US Signal, a Grand Rapids-based provider of network and data center infrastructure, is expanding its platform, with new $200 million in investments in its Metro Detroit Data Center in Belleville, its Des Moines, Iowa data center, and the deployment of more than 1,000 miles of new ultra-dense fiber and conduit across key U.S. corridors.

In addition to Belleville and Des Moines, US Signal has data centers in Kentwood and Byron Center near Grand Rapids, and in Auburn Hills, and Southfield. It also has data centers Oregon, Arizona, Colorado, Minnesota, Wisconsin, Illinois, and Indiana.

The company is adding 3 megawatts of commercial power at its Detroit Metro Data Center in Belleville and 6 MW at its Des Moines Data Center, creating two of the most power-dense and scalable facilities in their respective regions.

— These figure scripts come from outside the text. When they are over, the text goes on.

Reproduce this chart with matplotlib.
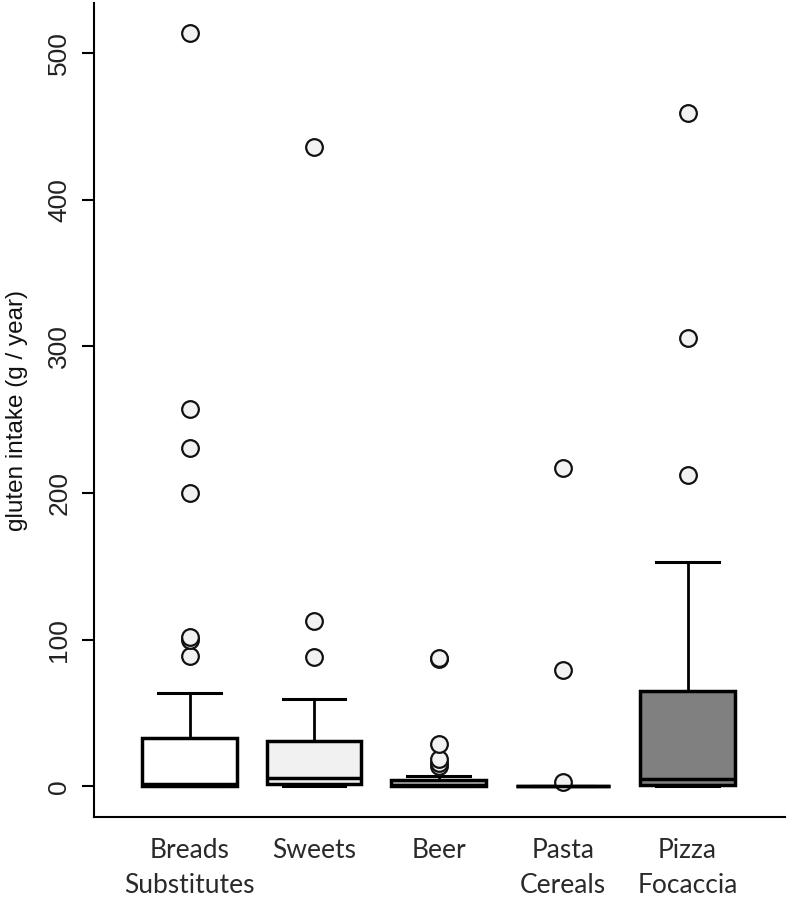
import matplotlib
matplotlib.use("Agg")
import matplotlib.pyplot as plt

# Box statistics (g / year)
categories = ["Breads\nSubstitutes", "Sweets", "Beer", "Pasta\nCereals", "Pizza\nFocaccia"]
whisker_low = [0, 0, 0, 0, 0]
lower_quartile = [0, 1.8, 0, 0, 0.5]
medians = [1.5, 5.7, 1.0, 0, 5.0]
upper_quartile = [33, 31, 4, 0, 65]
whisker_high = [63.5, 59.5, 7, 0, 153]
outliers = [
    [89, 100, 102, 200, 231, 257, 514],
    [88, 113, 436],
    [14, 16, 18.5, 29, 86.5, 87.5],
    [3, 79, 217],
    [212, 306, 459],
]
box_fills = ["white", "#f1f1f1", "#b8b8b8", "white", "#808080"]
y_ticks = [0, 100, 200, 300, 400, 500]

stats = []
for i in range(len(categories)):
    stats.append({
        "whislo": whisker_low[i],
        "q1": lower_quartile[i],
        "med": medians[i],
        "q3": upper_quartile[i],
        "whishi": whisker_high[i],
        "fliers": outliers[i],
    })

fig = plt.figure(figsize=(7.87, 8.99), dpi=100)
ax = fig.add_axes([0.119, 0.0912, 0.878, 0.905])

positions = list(range(1, len(categories) + 1))
parts = ax.bxp(
    stats,
    positions=positions,
    widths=0.76,
    capwidths=0.5,
    patch_artist=True,
    boxprops=dict(edgecolor="black", linewidth=2.5),
    whiskerprops=dict(color="black", linewidth=2.0),
    capprops=dict(color="black", linewidth=2.2),
    medianprops=dict(color="black", linewidth=2.5),
    flierprops=dict(marker="o", markersize=12, markerfacecolor="#f2f2f2",
                    markeredgecolor="#111111", markeredgewidth=1.6, linestyle="none"),
)
for patch, fill in zip(parts["boxes"], box_fills):
    patch.set_facecolor(fill)

ax.set_xlim(0.23, 5.78)
ax.set_ylim(-21, 534)

ax.spines["top"].set_visible(False)
ax.spines["right"].set_visible(False)
ax.spines["left"].set_linewidth(1.5)
ax.spines["bottom"].set_linewidth(1.5)

ax.set_yticks(y_ticks)
ax.set_yticklabels([str(t) for t in y_ticks], rotation=90, va="center",
                   fontsize=19, family="Liberation Sans", color="#222222")
ax.tick_params(axis="y", length=9, width=1.5, pad=7)

ax.set_xticks(positions)
ax.set_xticklabels(categories, fontsize=19, family="Lato", color="#2a2a2a",
                   linespacing=1.5)
ax.tick_params(axis="x", length=0, pad=15)

ax.set_ylabel("gluten intake (g / year)", fontsize=17.5, family="Liberation Sans",
              color="#111111", labelpad=14)

fig.savefig("out.png", dpi=100)
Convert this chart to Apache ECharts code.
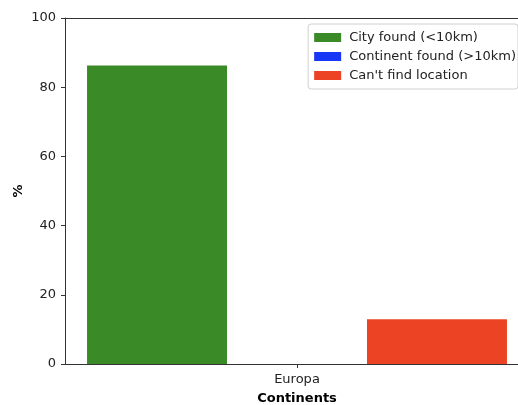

US Signal says it’s tailoring its expansions for hyperscalers, cloud providers, and enterprise customers that need high-density power and cooling infrastructure capable of supporting modern AI and edge workloads.

In parallel, US Signal is constructing more than 1,000 miles of new fiber and conduit, creating a high-capacity, ultra-dense backbone to power AI and cloud applications at scale. As AI adoption accelerates, existing infrastructure across much of the United States lacks the network density and latency performance needed for real-time inference, training, and edge computing, the company says. US Signal’s solution is building the AI network of the future, a purpose-built, fiber-first platform designed to support national-scale digital transformation.

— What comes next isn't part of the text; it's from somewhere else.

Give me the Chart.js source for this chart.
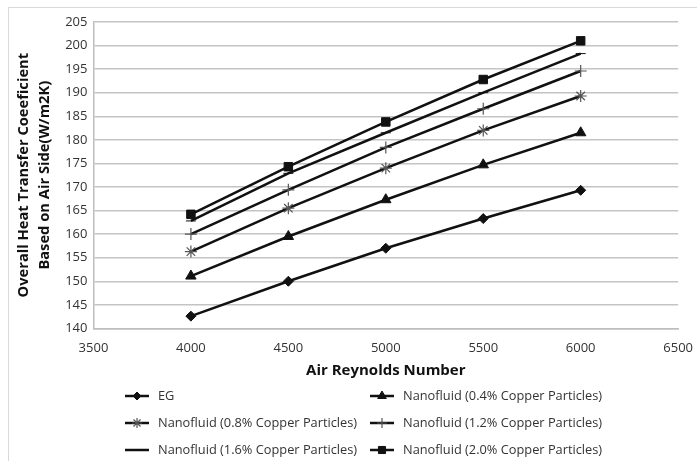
<!DOCTYPE html>
<html>
<head>
<meta charset="utf-8">
<script src="https://cdn.jsdelivr.net/npm/chart.js@4"></script>
<style>
  body { margin: 0; background: #fff; }
  canvas { display: block; }
</style>
</head>
<body>
<canvas id="chart" width="697" height="461"></canvas>
<script>
const reynolds = [4000, 4500, 5000, 5500, 6000];
const seriesNames = [
  "EG",
  "Nanofluid (0.4% Copper Particles)",
  "Nanofluid (0.8% Copper Particles)",
  "Nanofluid (1.2% Copper Particles)",
  "Nanofluid (1.6% Copper Particles)",
  "Nanofluid (2.0% Copper Particles)"
];
const egValues = [142.6, 150.0, 157.0, 163.3, 169.3];
const cu04Values = [151.1, 159.5, 167.3, 174.7, 181.5];
const cu08Values = [156.3, 165.5, 174.0, 182.0, 189.3];
const cu12Values = [160.0, 169.4, 178.4, 186.6, 194.6];
const cu16Values = [162.8, 172.9, 181.5, 190.0, 198.3];
const cu20Values = [164.2, 174.3, 183.8, 192.8, 201.0];
const allValues = [egValues, cu04Values, cu08Values, cu12Values, cu16Values, cu20Values];

const markerStyles = ["rectRot", "triangle", "star", "cross", "line", "rect"];
const markerSizes = [5, 6, 6, 6, 5, 6];

const datasets = allValues.map((vals, i) => ({
  label: seriesNames[i],
  data: vals.map((v, j) => ({ x: reynolds[j], y: v })),
  borderColor: "#111",
  backgroundColor: "#111",
  borderWidth: 2.5,
  pointStyle: markerStyles[i],
  pointRadius: markerSizes[i],
  pointBorderColor: (i === 2 || i === 3) ? "#555" : "#111",
  pointBorderWidth: (i === 2 || i === 3) ? 1.2 : 1,
  pointBackgroundColor: "#111",
  tension: 0
}));

const frameAndLegend = {
  id: "frameAndLegend",
  beforeDraw(chart) {
    const ctx = chart.ctx;
    ctx.save();
    ctx.strokeStyle = "#d9d9d9";
    ctx.lineWidth = 1;
    ctx.strokeRect(8.5, 7.5, 700, 460);
    ctx.restore();
  },
  afterDraw(chart) {
    const ctx = chart.ctx;
    const colX = [137, 382];
    const rowY = [396, 423, 450];
    ctx.save();
    chart.data.datasets.forEach((ds, i) => {
      const cx = colX[i % 2];
      const cy = rowY[Math.floor(i / 2)];
      ctx.strokeStyle = "#111";
      ctx.lineWidth = 2.5;
      ctx.beginPath();
      ctx.moveTo(cx - 12, cy);
      ctx.lineTo(cx + 12, cy);
      ctx.stroke();
      ctx.fillStyle = ds.pointBackgroundColor;
      ctx.strokeStyle = ds.pointBorderColor;
      ctx.lineWidth = ds.pointBorderWidth;
      Chart.helpers.drawPoint(ctx, {
        pointStyle: ds.pointStyle,
        radius: ds.pointRadius - 1,
        rotation: 0,
        borderWidth: ds.pointBorderWidth
      }, cx, cy);
      ctx.fillStyle = "#333";
      ctx.font = "12.8px 'Open Sans'";
      ctx.textBaseline = "middle";
      ctx.textAlign = "left";
      ctx.fillText(ds.label, cx + 21, cy);
    });
    ctx.restore();
  }
};

const plainNumber = (v) => String(v);

new Chart(document.getElementById("chart"), {
  type: "line",
  data: { datasets },
  options: {
    responsive: false,
    animation: false,
    layout: { padding: { left: 10, top: 22, right: 0, bottom: 77 } },
    plugins: {
      legend: { display: false },
      tooltip: { enabled: false }
    },
    scales: {
      x: {
        type: "linear",
        min: 3500,
        max: 6500,
        ticks: { stepSize: 500, callback: plainNumber, color: "#333", font: { family: "Open Sans", size: 13 }, padding: 4 },
        grid: { display: false },
        border: { display: true, color: "#bdbdbd", width: 1.5 },
        title: {
          display: true,
          text: "Air Reynolds Number",
          color: "#111",
          font: { family: "Open Sans", size: 15, weight: "bold" },
          padding: { top: 2 }
        }
      },
      y: {
        min: 140,
        max: 205,
        ticks: { stepSize: 5, callback: plainNumber, color: "#333", font: { family: "Open Sans", size: 13 }, padding: 6 },
        grid: { color: "#c4c4c4", lineWidth: 1.5, drawTicks: false },
        border: { display: true, color: "#bdbdbd", width: 1.5 },
        title: {
          display: true,
          text: ["Overall Heat Transfer Coeeficient", "Based on Air Side(W/m2K)"],
          color: "#111",
          font: { family: "Open Sans", size: 14.7, weight: "bold", lineHeight: 1.4 },
          padding: { bottom: 4 }
        }
      }
    }
  },
  plugins: [frameAndLegend]
});
</script>
</body>
</html>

The investment is supported by Igneo Infrastructure Partners in Australia and is designed to position US Signal as a leader in cloud, colocation, and next-generation AI infrastructure.

The next-generation infrastructure will include micro-edge data centers for fiber regeneration and colocation with edge-to-core performance. These enhancements are part of a broader strategy to support AI computing, inference, and consolidated edge deployments for US Signal’s growing customer base.

“We’re building far more than just additional capacity, we’re building the digital foundation for the next decade of AI, cloud and edge computing,” says Daniel Watts, CEO of US Signal. “As enterprises and hyperscalers look beyond the core to deploy scalable, low-latency infrastructure, US Signal is delivering the power, proximity and performance required to meet that demand — regionally and nationally.”

Michael Ryder, chairman of US Signal and a partner and co-head of North America for Igneo, says, “We see US Signal as a cornerstone digital infrastructure platform in the United States, with the right assets, leadership and long-term strategy to meet the rising demand for AI, cloud and edge connectivity. This investment reflects our commitment from US Signal and Igneo, to build critical infrastructure that delivers sustainable value to enterprises, hyperscalers and service providers nationwide.”

These investments, US Signal says, mark a “major step” in its leadership as a national infrastructure provider, with the ability to support everything from enterprise cloud and colocation to distributed AI inference at the edge.